A Bari allaccia amicizie con Franco Casavola, Giuseppe Laterza, Giacomo Favia, Tina Suglia ed altri, promuovono rappresentazioni teatrali futuriste nel Teatro Piccinni e nel Margherita. Nel 1923 comincia a programmare l’espatrio di connazionali a Bari, li sistema, con annessa fabbrica di tappeti e nel 1926 riesce ad inaugurare ufficialmente il villaggio “Nor Arax”, trovare sovvenzioni, far arrivare l’acqua potabile dall’A.Q.P. Il tutto l’ha raccontato nella raccolta “Tra la perduta gente”. Nel 1939 collabora anche con “Radio Bari”. Il suo nome è in numerose pubblicazioni.

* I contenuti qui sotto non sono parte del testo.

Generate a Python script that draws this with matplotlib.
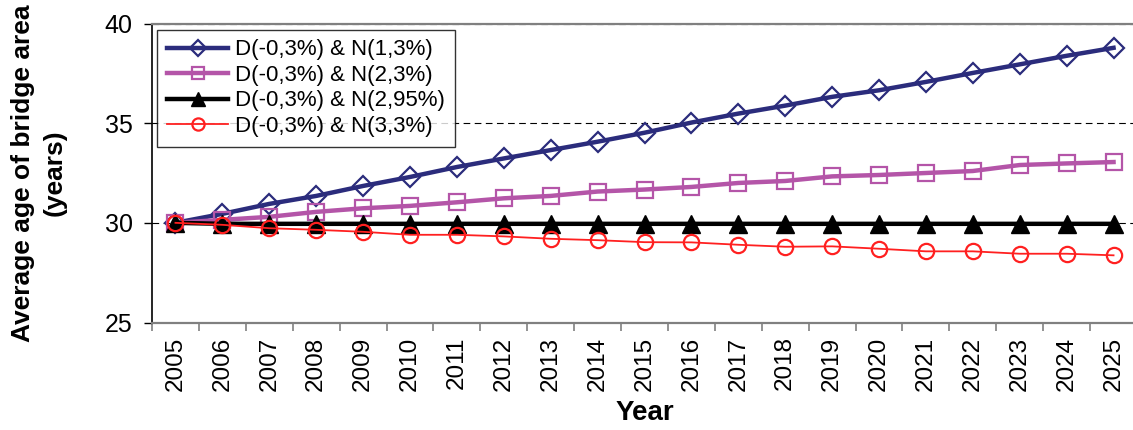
import matplotlib
matplotlib.use("Agg")
import matplotlib.pyplot as plt
import numpy as np

years = list(range(2005, 2026))
labels = ["D(-0,3%) & N(1,3%)", "D(-0,3%) & N(2,3%)", "D(-0,3%) & N(2,95%)", "D(-0,3%) & N(3,3%)"]
s_blue = [30.0, 30.45, 30.95, 31.35, 31.85, 32.3, 32.8, 33.23, 33.65, 34.07, 34.52,
          35.03, 35.48, 35.88, 36.32, 36.65, 37.07, 37.52, 37.95, 38.38, 38.78]
s_pink = [30.0, 30.15, 30.3, 30.55, 30.73, 30.85, 31.03, 31.23, 31.35, 31.57, 31.67,
          31.8, 32.0, 32.1, 32.33, 32.4, 32.5, 32.6, 32.9, 32.98, 33.05]
s_black = [30.0] + [29.95] * 20
s_red = [30.0, 29.9, 29.73, 29.65, 29.55, 29.4, 29.4, 29.32, 29.2, 29.13, 29.03,
         29.02, 28.9, 28.8, 28.82, 28.7, 28.57, 28.57, 28.45, 28.45, 28.37]

plt.rcParams['font.family'] = ['Liberation Sans', 'DejaVu Sans']

fig = plt.figure(figsize=(11.33, 4.30), dpi=100)
ax = fig.add_axes([152/1133, 1 - 322.5/430, (1137 - 152)/1133, (322.5 - 23.5)/430])

x = np.arange(len(years))
ax.plot(x, s_blue, color='#2B2C7C', lw=3.2, marker='D', ms=10, mfc='none', mec='#2B2C7C', mew=1.6, label=labels[0], zorder=3)
ax.plot(x, s_pink, color='#B455A8', lw=3.2, marker='s', ms=11, mfc='none', mec='#B455A8', mew=1.6, label=labels[1], zorder=4)
ax.plot(x, s_black, color='black', lw=3.2, marker='^', ms=13, mfc='black', mec='black', label=labels[2], zorder=5)
ax.plot(x, s_red, color='#FF2020', lw=1.3, marker='o', ms=11, mfc='none', mec='#FF2020', mew=1.6, label=labels[3], zorder=6)

ax.set_xlim(-0.5, len(years) - 0.5)
ax.set_ylim(25, 40)
ax.set_yticks([25, 30, 35, 40])
ax.yaxis.grid(True, color='black', ls=(0, (6, 4)), lw=0.8)
ax.set_axisbelow(True)

ax.set_xticks(x)
ax.set_xticklabels([str(y) for y in years], rotation=90)
ax.set_xticks(np.arange(len(years) + 1) - 0.5, minor=True)
ax.tick_params(axis='x', which='major', length=0, pad=10, labelsize=17.5)
ax.tick_params(axis='x', which='minor', length=6, color='#808080', width=1.2)
ax.tick_params(axis='y', length=6, width=1, pad=8, labelsize=18)

ax.spines['right'].set_visible(False)
ax.spines['top'].set_color('#808080')
ax.spines['top'].set_linewidth(1.6)
ax.spines['bottom'].set_color('#808080')
ax.spines['bottom'].set_linewidth(1.6)
ax.spines['left'].set_color('black')
ax.spines['left'].set_linewidth(1.2)

ax.set_xlabel('Year', fontsize=20, fontweight='bold', labelpad=7)
ax.set_ylabel('Average age of bridge area\n(years)', fontsize=19, fontweight='bold', labelpad=27, linespacing=1.45)

leg = ax.legend(loc='upper left', bbox_to_anchor=(5/985, 1 - 6/299), fontsize=16, handlelength=2.75,
                frameon=True, fancybox=False, edgecolor='black', borderpad=0.45, labelspacing=0.2,
                handletextpad=0.3, borderaxespad=0, markerscale=0.8)
leg.get_frame().set_linewidth(1.0)

fig.savefig('out.png', dpi=100)
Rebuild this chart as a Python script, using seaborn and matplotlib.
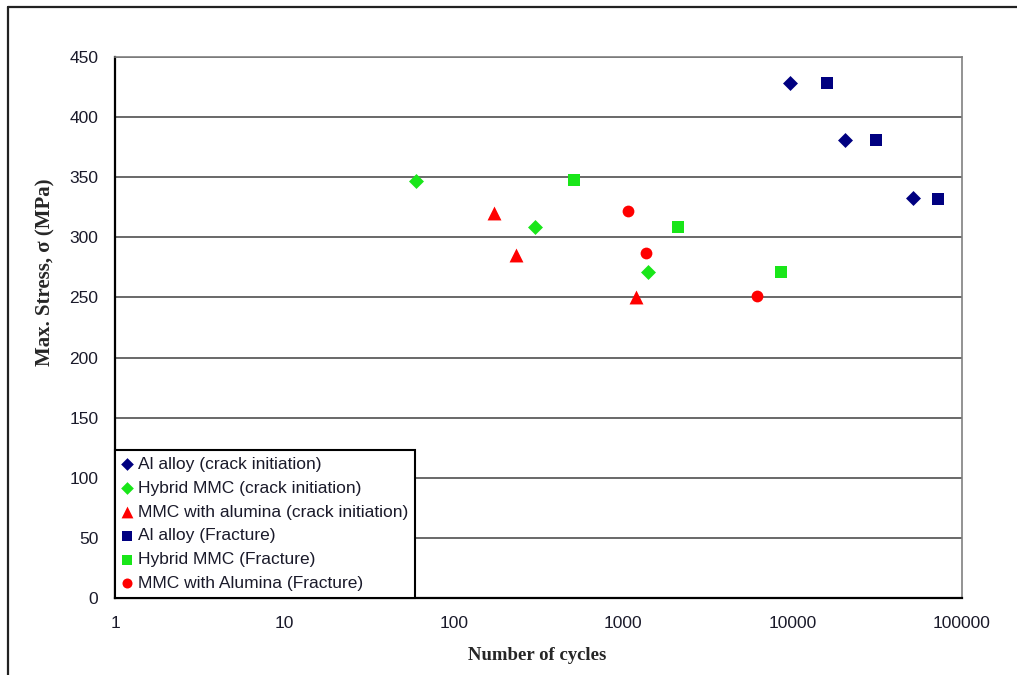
import matplotlib
matplotlib.use("Agg")
import matplotlib.pyplot as plt
from matplotlib.lines import Line2D
import seaborn as sns
import pandas as pd

# Fatigue test results: cycles to crack initiation / fracture at each stress level
series_names = [
    "Al alloy (crack initiation)",
    "Hybrid MMC (crack initiation)",
    "MMC with alumina (crack initiation)",
    "Al alloy (Fracture)",
    "Hybrid MMC (Fracture)",
    "MMC with Alumina (Fracture)",
]

al_init_cycles = [9650, 20400, 51400]
al_init_stress = [428, 381, 333]

hybrid_init_cycles = [60, 301, 1400]
hybrid_init_stress = [347, 309, 271]

alumina_init_cycles = [173, 233, 1190]
alumina_init_stress = [320, 285, 250]

al_frac_cycles = [15960, 31000, 72000]
al_frac_stress = [428, 381, 332]

hybrid_frac_cycles = [512, 2105, 8550]
hybrid_frac_stress = [348, 309, 271]

alumina_frac_cycles = [1067, 1364, 6165]
alumina_frac_stress = [322, 287, 251]

y_ticks = [0, 50, 100, 150, 200, 250, 300, 350, 400, 450]
x_ticks = [1, 10, 100, 1000, 10000, 100000]
x_tick_labels = ["1", "10", "100", "1000", "10000", "100000"]

cycles = [al_init_cycles, hybrid_init_cycles, alumina_init_cycles,
          al_frac_cycles, hybrid_frac_cycles, alumina_frac_cycles]
stresses = [al_init_stress, hybrid_init_stress, alumina_init_stress,
            al_frac_stress, hybrid_frac_stress, alumina_frac_stress]

navy = "#000080"
green = "#19E619"
red = "#FF0000"
colors = [navy, green, red, navy, green, red]
markers = ["D", "D", "^", "s", "s", "o"]
marker_area = [58, 58, 100, 84, 84, 72]

sns.set_style("white")
plt.rcParams["font.family"] = ["Liberation Sans", "DejaVu Sans"]

fig = plt.figure(figsize=(10.17, 6.75), dpi=100)
ax = fig.add_axes([115 / 1017, 1 - 598 / 675, (962 - 115) / 1017, (598 - 57) / 675])

ax.set_xscale("log")
ax.set_xlim(1, 100000)
ax.set_ylim(0, 450)

for y in y_ticks[1:]:
    ax.axhline(y, color="#404040", lw=1.1, zorder=1)

for name, xs, ys, c, m, s in zip(series_names, cycles, stresses, colors, markers, marker_area):
    df = pd.DataFrame({"cycles": xs, "stress": ys})
    sns.scatterplot(data=df, x="cycles", y="stress", ax=ax, color=c, marker=m,
                    s=s, linewidth=0, label=name, zorder=3)

ax.set_yticks(y_ticks)
ax.set_yticklabels([str(v) for v in y_ticks])
ax.set_xticks(x_ticks)
ax.set_xticklabels(x_tick_labels)
ax.xaxis.set_minor_locator(matplotlib.ticker.NullLocator())
ax.tick_params(axis="both", which="major", direction="out", length=5, width=1,
               color="black", labelsize=12.5, labelcolor="#1a1a2a")
ax.tick_params(axis="y", pad=7)
ax.tick_params(axis="x", pad=8)
ax.set_xlabel("")
ax.set_ylabel("")

for side in ["left", "bottom"]:
    ax.spines[side].set_color("black")
    ax.spines[side].set_linewidth(1.6)
for side in ["top", "right"]:
    ax.spines[side].set_color("#808080")
    ax.spines[side].set_linewidth(1.2)

leg = ax.legend(loc="lower left", bbox_to_anchor=(0, 0), borderaxespad=0,
                frameon=True, fancybox=False, fontsize=12.5, markerscale=0.85,
                handlelength=0.6, handletextpad=0.3, borderpad=0.4,
                labelspacing=0.5, scatterpoints=1)
leg.get_frame().set_edgecolor("black")
leg.get_frame().set_linewidth(1.5)
leg.get_frame().set_facecolor("white")
leg.get_frame().set_alpha(1)
for t in leg.get_texts():
    t.set_color("#1a1a2a")

fig.text(537 / 1017, 1 - 656 / 675, "Number of cycles", ha="center", va="center",
         family=["Liberation Serif", "DejaVu Serif"], weight="bold", fontsize=13.5)
fig.text(45 / 1017, 1 - 272 / 675, "Max. Stress, \u03c3 (MPa)", ha="center", va="center",
         rotation=90, family=["Liberation Serif", "DejaVu Serif"], weight="bold", fontsize=15)

# outer chart frame (top and left edges)
fig.add_artist(Line2D([8 / 1017, 1.0], [1 - 7 / 675, 1 - 7 / 675],
                      transform=fig.transFigure, color="#222222", lw=1.6))
fig.add_artist(Line2D([8 / 1017, 8 / 1017], [0.0, 1 - 7 / 675],
                      transform=fig.transFigure, color="#222222", lw=1.6))

fig.savefig("out.png", dpi=100)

Nel 1953 Nazariantz è finalista per il Nobel della Letteratura, assegnato poi a Winston Churchill.
Muore a Bari, dopo anni di semi- indigenza, ma sempre scrivendo, e qui riposa, in un loculo quasi anonimo di pertinenza della famiglia Timurian, armeni in fuga che aveva aiutato, poi diventati fabbricanti ed imprenditori di tappeti.
Il villaggio “Nor Arax” ha una sua economia, fondata sulla fabbricazione di tappeti, tappeti di cui i Nazariantz, in Armenia, avevano una fiorente attività e ottimi clienti. Dal laboratorio di Bari, in quel periodo, sono usciti tappeti acquistati tramite la rete di amicizie dello scrittore, da Re Faruk d’Egitto, da Pio XI, dalla Regina Elena e da vari Enti e facoltosi privati. Operativa anche una vera scuola per la tessitura dei tappeti, qui cominciarono i tanti delle ottime carriere, tra cui i Timurian. Il villaggio si era trasformato in un luogo confortevole ed economicamente autonomo. Le leggi raziali del 1938, però ne frenarono la crescita, molti armeni furono costretti a rifugiarsi entro le mura della Chiesa Russa (territorio non di competenza dello Stato Italiano). Luogo di culto a cui la comunità cattolica ortodossa armena faceva capo da sempre per seguire funzioni ed altro.
Il secondo conflitto mondiale, il disastroso bombardamento del porto di Bari, gli avvenimenti che precipitano disperdono la comunità, alcuni armeni partono, altri integrati ormai nella cittadinanza tramite matrimoni, affari ed altro. Il villeggio “Nor Arax” finisce nell’oblio generale. Solo in alcuni cognomi riecheggia questa presenza così importante. Altri profughi sono arrivati….. La storia va riscritta, ormai ne siamo coscienti.